Painting by John Everet Millais

The Order of Release, 1746 is an 1852–53 painting by John Everett Millais exhibited in 1853. It is notable for marking the beginnings of Millais's move away from the highly medievalist Pre-Raphaelitism of his early years. Effie Gray, who later left her husband John Ruskin for Millais, modelled for the female figure.

==The painting==

The painting depicts the wife of a Highland Jacobite soldier, who has been imprisoned after the Jacobite rising of 1745, with an order securing his release. She holds her child, showing the order to a guard, while her husband embraces her.

The Illustrated London News reviewed the painting as follows:

It is time now that we speak of Millais – Millais the Pre-Raffaelite [sic]; the "pretender" Millais that was; the "usurper" Millais that is; the "legitimate" Millais that perhaps (much virtue in that little word) may be; and who has certainly a larger crowd of admirers in his little corner in the Middle Room than all the Academicians put together command; …
Truth to say, Mr. Millais, in this "Order of Release" (265), has achieved for himself an "order of merit" worth more than any academic honour, and has earned a fame which a whole corporate academy might be proud to portion amongst its constituent members. Whilst we admit – nay assert this – we would by no means wish to be understood as enrolling ourselves incontinently of this young artist's "party" (for there is partisanship in everything, even in art); but simply as asserting that Pre-Raffaelitism (or rather the artists who have been foolishly styled Pre-Raffaelites) is a "great fact", and perhaps may lead to the regeneration of art in this country; …
The subject is simply that of a wife, with child in her arms, coming with an order of release for her husband, who has been taken in the Civil Wars. The husband, overcome with emotions, and weak from a recent wound (his arm is in a sling), can but fall upon her neck and weep; moan, "firm of purpose", sheds no tear; she has none to shed; but her eye is red and heavy with weeping and waking; and she looks at the stern and unconcerned gaoler with a proud look, expressing that she has won the reward for all her trouble past. The colouring, the textural execution, are marvellous (for these degenerate days).

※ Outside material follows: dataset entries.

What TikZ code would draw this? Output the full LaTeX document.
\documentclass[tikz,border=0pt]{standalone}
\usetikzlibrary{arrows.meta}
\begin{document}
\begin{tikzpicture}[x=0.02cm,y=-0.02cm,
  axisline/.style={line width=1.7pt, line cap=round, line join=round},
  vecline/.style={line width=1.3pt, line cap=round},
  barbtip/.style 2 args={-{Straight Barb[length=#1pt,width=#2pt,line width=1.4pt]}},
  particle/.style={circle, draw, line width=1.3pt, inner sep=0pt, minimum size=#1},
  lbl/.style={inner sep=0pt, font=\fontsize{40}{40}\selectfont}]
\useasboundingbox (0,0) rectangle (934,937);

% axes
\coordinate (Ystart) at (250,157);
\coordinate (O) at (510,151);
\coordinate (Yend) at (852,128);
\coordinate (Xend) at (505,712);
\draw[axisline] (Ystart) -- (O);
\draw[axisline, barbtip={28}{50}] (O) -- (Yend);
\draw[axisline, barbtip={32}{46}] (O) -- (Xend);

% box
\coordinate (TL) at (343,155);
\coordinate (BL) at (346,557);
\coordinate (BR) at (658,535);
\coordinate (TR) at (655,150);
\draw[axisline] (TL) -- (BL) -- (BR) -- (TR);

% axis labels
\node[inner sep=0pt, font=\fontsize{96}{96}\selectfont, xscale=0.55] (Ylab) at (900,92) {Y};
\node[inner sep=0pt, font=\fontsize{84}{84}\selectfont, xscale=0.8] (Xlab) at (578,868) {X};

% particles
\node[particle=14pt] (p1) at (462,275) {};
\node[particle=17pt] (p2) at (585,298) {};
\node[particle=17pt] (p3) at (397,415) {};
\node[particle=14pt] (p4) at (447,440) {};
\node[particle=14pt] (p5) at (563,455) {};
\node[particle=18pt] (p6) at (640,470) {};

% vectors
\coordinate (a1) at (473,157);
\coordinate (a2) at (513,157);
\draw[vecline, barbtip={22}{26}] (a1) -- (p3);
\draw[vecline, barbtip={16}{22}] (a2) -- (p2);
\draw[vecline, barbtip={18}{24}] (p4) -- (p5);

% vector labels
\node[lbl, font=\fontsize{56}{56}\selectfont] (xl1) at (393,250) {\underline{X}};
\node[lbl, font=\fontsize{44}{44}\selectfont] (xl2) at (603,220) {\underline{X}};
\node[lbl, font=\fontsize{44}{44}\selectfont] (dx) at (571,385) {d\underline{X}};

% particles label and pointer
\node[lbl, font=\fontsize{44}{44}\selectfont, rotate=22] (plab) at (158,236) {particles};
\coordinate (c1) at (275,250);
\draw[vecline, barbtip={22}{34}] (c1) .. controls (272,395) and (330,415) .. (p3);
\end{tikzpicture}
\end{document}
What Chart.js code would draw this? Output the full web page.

The dark, generalised background is a departure from the highly detailed backgrounds of earlier works such as Ophelia, as is the emphatic chiaroscuro. However, the portrayal of tense relationships disrupted by historical dramas was a continuation of the theme of A Huguenot and The Proscribed Royalist, 1651.

While working on the painting, Millais began to develop a friendship with Effie, the wife of his principal supporter, the critic John Ruskin. A study for the painting has a drawing of her head on one side and an image of a man kneeling in supplication to a woman on the other, labelled "accepted."

==Ownership==
The painting was bought in 1853 by Joseph Arden, a lawyer, for £400. Arden went on to collect further paintings by Millais: Waiting (painted 1854) and The Rescue (painted 1855). The latter is a pendant (companion piece) to The Order of Release.

The picture featured at both the Royal Academy Exhibition of 1853 at the National Gallery and at the Salon of 1855 in Paris, part of the Exposition Universelle. It was presented to the Tate Gallery in 1898 by Sir Henry Tate.

==In popular culture==
The title of the painting was adopted for the 1947 book The Order of Release by William Milbourne James about the love triangle, and also of a radio play about it broadcast in 1998. The painting of the picture is dramatised onstage in the play Mrs Ruskin (2003) by Kim Morrissey, and in the TV series Desperate Romantics (2009).